# Stated goal:
Write out only the span of lines that begins at the line with "Emit a Python" and ends at the line with "import plotly.graph_objects as go". Keep both end lines, word for word.

# Items:
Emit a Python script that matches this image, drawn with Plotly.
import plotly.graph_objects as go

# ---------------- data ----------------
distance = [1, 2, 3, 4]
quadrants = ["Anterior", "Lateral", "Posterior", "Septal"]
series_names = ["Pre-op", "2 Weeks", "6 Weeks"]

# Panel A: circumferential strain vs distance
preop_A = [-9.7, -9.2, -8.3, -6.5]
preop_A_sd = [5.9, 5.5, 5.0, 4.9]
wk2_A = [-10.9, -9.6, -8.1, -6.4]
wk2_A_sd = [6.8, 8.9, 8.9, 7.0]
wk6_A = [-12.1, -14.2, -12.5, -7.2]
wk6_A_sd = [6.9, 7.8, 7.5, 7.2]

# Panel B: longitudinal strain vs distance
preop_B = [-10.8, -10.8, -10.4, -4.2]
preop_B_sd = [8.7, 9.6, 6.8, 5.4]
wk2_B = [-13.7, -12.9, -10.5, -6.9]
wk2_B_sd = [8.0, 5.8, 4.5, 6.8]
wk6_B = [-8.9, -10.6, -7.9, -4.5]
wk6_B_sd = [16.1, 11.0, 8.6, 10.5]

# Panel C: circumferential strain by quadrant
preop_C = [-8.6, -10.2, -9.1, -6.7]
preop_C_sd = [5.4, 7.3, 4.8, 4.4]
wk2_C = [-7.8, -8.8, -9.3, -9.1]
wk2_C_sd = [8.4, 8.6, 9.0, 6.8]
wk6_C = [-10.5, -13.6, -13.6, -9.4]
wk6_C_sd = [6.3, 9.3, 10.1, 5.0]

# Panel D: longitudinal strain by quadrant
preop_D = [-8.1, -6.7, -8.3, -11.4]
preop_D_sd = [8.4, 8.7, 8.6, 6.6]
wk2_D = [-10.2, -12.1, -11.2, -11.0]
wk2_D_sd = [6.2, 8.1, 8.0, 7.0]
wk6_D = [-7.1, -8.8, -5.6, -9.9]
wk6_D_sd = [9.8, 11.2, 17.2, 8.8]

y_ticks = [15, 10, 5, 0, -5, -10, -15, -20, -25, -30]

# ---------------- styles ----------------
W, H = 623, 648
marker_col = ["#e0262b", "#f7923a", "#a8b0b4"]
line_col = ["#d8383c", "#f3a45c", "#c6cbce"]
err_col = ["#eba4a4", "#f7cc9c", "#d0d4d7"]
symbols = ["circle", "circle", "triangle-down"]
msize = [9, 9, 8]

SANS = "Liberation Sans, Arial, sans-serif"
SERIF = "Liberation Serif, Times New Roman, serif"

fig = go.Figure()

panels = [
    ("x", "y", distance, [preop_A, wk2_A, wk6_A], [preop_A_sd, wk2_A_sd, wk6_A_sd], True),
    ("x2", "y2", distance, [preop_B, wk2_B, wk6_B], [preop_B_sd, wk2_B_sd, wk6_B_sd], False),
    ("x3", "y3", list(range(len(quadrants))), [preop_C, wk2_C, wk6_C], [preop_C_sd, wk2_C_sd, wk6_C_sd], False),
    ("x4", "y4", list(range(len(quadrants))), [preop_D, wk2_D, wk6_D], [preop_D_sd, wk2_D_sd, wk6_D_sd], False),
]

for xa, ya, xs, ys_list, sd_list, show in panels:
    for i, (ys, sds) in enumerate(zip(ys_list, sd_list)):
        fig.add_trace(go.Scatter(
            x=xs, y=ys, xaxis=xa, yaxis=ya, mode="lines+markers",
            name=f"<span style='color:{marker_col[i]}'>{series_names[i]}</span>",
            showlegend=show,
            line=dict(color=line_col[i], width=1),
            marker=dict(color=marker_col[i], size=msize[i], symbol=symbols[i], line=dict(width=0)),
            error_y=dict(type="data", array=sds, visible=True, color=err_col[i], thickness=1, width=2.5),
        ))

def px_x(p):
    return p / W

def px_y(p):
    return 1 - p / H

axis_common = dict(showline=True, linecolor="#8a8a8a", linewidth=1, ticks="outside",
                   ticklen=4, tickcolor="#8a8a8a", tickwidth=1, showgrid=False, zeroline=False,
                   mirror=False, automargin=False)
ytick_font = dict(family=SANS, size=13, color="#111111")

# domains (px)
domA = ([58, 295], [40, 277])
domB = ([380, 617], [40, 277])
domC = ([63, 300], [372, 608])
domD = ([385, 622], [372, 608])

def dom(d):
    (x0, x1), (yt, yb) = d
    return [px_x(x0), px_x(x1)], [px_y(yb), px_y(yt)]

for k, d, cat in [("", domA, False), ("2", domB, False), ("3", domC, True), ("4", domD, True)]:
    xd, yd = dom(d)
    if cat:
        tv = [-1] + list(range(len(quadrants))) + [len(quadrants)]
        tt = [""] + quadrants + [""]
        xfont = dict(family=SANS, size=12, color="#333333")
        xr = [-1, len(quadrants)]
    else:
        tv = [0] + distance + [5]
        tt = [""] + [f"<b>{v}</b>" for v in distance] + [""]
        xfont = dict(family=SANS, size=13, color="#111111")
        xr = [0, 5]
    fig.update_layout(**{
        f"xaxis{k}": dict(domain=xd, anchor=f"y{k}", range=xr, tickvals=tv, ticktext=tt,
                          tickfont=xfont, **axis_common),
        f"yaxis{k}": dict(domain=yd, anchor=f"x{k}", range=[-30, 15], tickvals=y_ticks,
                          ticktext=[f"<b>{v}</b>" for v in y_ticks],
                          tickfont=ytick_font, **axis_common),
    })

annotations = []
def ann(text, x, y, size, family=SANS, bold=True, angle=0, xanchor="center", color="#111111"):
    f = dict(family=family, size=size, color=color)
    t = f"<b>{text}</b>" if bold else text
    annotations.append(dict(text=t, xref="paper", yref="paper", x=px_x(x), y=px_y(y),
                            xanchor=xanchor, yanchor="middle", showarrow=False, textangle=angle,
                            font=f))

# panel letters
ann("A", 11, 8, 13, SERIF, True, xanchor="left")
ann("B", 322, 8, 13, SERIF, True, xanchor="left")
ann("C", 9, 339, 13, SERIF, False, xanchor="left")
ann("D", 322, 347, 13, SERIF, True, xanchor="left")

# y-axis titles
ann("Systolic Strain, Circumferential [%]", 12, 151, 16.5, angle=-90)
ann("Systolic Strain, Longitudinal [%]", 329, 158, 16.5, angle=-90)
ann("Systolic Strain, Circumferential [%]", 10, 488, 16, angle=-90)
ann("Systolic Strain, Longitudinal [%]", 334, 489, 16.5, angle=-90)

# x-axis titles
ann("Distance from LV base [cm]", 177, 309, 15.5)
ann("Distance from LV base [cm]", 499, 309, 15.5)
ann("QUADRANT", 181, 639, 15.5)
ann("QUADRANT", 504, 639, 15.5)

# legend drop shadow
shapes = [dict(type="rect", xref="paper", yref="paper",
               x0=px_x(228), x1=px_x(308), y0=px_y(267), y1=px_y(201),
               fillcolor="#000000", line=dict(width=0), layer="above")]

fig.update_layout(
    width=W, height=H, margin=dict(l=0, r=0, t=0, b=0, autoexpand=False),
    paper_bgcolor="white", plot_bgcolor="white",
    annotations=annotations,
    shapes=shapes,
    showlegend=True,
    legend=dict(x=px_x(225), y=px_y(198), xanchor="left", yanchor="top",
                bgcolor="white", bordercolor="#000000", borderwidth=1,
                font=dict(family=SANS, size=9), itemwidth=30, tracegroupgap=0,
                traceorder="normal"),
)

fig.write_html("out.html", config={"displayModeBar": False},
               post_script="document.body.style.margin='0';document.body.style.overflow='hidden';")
...
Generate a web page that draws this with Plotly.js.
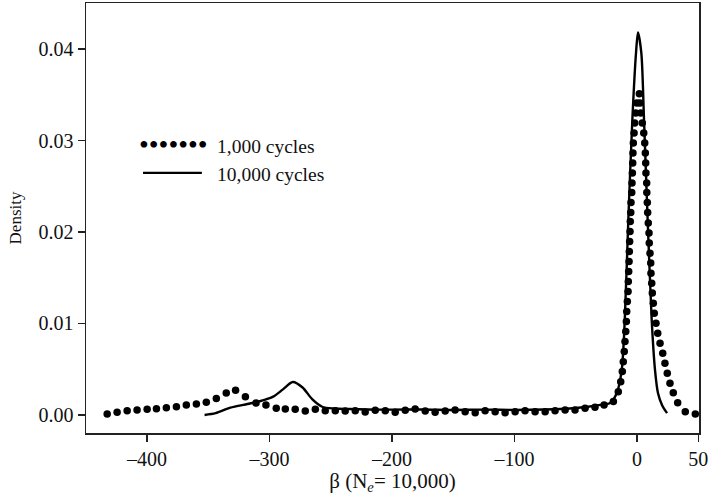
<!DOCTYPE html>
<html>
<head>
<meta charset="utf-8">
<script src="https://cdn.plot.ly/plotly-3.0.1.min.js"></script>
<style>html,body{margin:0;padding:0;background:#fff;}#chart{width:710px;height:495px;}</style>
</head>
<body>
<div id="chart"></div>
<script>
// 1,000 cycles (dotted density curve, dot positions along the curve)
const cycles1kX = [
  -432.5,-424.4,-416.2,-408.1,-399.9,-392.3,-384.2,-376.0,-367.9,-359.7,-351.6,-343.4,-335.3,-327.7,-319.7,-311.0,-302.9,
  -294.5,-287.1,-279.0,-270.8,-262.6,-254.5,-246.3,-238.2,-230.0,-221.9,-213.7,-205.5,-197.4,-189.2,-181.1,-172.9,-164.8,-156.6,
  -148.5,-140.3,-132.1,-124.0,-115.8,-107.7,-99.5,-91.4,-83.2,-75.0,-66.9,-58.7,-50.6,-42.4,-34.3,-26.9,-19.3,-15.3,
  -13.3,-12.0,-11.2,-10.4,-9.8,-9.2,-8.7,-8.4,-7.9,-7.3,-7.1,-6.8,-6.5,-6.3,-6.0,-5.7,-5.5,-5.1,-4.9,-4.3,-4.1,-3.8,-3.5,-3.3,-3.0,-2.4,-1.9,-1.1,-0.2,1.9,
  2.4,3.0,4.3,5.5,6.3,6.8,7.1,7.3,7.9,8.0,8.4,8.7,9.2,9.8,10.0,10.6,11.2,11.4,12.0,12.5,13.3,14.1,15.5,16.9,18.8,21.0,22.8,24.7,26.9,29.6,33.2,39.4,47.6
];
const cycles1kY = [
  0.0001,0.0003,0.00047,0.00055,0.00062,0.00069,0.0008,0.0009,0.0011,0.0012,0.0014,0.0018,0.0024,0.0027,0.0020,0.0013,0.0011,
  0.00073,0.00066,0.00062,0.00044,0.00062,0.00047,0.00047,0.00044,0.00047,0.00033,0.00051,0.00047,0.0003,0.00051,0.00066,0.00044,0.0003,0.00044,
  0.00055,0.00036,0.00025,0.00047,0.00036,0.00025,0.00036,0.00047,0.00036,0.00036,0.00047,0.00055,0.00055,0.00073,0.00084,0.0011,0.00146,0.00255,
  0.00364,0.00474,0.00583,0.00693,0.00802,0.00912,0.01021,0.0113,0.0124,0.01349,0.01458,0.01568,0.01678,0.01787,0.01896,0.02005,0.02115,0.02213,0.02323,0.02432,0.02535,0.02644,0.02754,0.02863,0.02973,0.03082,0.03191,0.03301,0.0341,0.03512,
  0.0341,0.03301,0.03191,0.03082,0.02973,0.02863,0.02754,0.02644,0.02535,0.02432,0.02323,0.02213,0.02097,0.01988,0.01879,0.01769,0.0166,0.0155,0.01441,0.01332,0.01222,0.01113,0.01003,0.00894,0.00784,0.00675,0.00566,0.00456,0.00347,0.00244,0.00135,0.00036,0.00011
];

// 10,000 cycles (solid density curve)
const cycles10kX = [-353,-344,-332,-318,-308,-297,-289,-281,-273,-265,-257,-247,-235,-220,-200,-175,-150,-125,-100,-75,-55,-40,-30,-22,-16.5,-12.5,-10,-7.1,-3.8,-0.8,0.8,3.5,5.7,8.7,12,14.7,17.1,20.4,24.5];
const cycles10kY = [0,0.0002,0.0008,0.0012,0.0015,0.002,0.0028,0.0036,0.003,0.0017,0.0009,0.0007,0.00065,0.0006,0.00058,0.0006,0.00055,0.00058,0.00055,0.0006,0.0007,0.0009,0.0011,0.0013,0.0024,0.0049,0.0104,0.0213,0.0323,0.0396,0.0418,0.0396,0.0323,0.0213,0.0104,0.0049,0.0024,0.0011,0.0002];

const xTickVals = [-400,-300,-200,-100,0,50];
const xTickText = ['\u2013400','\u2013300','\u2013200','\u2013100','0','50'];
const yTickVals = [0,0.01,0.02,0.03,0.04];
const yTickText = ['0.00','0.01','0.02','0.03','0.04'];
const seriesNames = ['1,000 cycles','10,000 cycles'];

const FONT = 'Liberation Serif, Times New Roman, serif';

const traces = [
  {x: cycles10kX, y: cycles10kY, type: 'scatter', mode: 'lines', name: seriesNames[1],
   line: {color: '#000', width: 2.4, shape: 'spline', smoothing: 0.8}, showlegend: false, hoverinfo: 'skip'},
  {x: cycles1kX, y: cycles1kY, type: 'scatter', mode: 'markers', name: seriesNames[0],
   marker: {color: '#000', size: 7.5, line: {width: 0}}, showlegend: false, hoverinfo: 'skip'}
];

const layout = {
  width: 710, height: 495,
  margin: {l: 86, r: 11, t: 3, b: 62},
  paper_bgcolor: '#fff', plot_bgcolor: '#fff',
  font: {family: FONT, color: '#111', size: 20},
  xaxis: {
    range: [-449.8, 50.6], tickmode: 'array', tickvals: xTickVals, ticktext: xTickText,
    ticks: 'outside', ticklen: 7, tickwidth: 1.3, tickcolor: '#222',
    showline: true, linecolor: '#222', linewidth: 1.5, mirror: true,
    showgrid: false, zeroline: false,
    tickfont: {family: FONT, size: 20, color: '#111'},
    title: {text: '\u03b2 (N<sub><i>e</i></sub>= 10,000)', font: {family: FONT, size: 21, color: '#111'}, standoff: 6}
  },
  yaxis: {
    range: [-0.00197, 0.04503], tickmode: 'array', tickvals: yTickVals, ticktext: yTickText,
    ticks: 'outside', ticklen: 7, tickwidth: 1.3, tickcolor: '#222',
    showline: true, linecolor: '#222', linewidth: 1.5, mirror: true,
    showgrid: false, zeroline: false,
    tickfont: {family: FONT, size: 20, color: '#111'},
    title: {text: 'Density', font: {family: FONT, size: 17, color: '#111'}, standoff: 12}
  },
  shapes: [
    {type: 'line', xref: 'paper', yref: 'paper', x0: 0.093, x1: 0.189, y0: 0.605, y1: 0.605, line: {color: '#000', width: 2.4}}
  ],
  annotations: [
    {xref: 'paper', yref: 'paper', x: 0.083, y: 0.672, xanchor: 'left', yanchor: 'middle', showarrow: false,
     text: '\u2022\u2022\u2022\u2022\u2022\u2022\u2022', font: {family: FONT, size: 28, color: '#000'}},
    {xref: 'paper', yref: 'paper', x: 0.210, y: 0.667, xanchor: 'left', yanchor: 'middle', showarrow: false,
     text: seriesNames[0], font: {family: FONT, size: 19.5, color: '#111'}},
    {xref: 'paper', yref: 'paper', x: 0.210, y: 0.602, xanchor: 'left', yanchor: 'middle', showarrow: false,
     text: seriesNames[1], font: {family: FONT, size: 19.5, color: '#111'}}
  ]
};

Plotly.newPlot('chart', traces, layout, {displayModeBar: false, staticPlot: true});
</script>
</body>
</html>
==
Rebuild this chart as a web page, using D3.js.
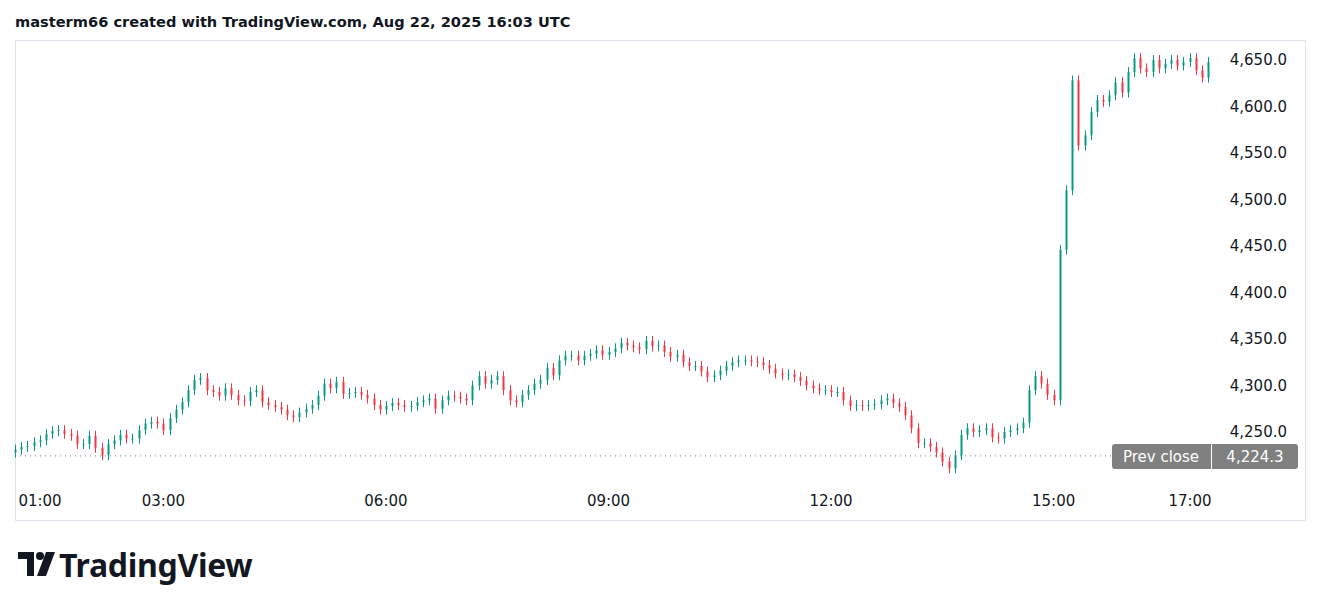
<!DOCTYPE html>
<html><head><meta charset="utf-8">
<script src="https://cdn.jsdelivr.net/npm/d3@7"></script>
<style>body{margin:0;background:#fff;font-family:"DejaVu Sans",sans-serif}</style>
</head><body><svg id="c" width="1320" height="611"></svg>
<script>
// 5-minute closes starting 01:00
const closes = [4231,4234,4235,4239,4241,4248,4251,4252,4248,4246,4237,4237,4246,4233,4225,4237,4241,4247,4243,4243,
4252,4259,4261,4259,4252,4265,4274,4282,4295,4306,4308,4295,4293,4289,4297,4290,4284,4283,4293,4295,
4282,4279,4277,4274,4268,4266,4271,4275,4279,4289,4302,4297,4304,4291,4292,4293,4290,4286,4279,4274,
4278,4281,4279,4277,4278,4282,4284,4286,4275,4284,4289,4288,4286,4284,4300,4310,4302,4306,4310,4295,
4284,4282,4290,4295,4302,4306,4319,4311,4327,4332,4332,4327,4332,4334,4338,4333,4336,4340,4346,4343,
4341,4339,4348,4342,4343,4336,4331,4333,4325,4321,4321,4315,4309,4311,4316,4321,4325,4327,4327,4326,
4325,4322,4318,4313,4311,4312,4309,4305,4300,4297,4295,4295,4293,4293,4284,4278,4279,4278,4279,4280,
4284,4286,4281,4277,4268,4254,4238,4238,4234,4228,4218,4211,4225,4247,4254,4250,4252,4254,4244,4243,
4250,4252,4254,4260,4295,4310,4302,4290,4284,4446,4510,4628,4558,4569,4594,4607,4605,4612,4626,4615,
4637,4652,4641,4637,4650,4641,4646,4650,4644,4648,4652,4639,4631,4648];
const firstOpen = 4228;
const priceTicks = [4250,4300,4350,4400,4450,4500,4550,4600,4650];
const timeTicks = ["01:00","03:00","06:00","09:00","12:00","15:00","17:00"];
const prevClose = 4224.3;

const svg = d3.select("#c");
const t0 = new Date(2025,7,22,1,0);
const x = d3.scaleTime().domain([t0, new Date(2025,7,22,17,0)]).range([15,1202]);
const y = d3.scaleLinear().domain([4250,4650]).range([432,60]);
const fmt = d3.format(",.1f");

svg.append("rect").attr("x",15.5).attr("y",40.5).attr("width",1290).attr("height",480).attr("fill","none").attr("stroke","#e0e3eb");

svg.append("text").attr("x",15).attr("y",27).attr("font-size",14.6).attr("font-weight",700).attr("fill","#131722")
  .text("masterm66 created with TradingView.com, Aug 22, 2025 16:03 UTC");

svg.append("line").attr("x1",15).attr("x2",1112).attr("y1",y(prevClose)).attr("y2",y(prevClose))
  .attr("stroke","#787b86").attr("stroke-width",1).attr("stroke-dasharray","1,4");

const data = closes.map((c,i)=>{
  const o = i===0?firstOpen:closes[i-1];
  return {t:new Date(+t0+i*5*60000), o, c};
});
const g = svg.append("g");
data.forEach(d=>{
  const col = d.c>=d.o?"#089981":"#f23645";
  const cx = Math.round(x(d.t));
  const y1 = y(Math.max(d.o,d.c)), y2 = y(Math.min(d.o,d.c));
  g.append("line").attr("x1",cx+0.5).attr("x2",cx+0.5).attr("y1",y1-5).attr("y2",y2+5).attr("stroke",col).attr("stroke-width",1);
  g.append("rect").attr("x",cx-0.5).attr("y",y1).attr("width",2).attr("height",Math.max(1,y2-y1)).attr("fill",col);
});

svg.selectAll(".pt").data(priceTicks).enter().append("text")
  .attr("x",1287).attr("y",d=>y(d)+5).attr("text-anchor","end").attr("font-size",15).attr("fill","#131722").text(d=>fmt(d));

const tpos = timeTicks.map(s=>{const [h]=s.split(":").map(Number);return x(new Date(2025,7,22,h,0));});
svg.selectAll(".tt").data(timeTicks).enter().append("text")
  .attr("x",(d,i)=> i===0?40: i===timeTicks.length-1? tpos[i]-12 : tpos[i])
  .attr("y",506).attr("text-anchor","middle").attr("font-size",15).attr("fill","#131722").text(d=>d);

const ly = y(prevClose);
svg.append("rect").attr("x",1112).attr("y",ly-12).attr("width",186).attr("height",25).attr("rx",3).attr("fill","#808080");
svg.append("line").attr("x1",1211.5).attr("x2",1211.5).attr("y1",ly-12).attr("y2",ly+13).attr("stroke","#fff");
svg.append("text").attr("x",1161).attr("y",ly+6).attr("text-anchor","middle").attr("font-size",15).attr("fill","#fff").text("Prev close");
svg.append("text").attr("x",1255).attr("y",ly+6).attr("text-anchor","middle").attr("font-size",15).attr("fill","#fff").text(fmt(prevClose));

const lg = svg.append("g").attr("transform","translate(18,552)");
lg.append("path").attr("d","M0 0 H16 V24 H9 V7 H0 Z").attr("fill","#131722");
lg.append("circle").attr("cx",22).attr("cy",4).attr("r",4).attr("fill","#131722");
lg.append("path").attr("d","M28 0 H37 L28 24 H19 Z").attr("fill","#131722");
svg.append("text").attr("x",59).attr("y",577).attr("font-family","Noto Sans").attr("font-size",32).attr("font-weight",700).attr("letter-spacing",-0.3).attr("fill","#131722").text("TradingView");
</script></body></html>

# The reply:
Emit a Python script that matches this image, drawn with Plotly.
import plotly.graph_objects as go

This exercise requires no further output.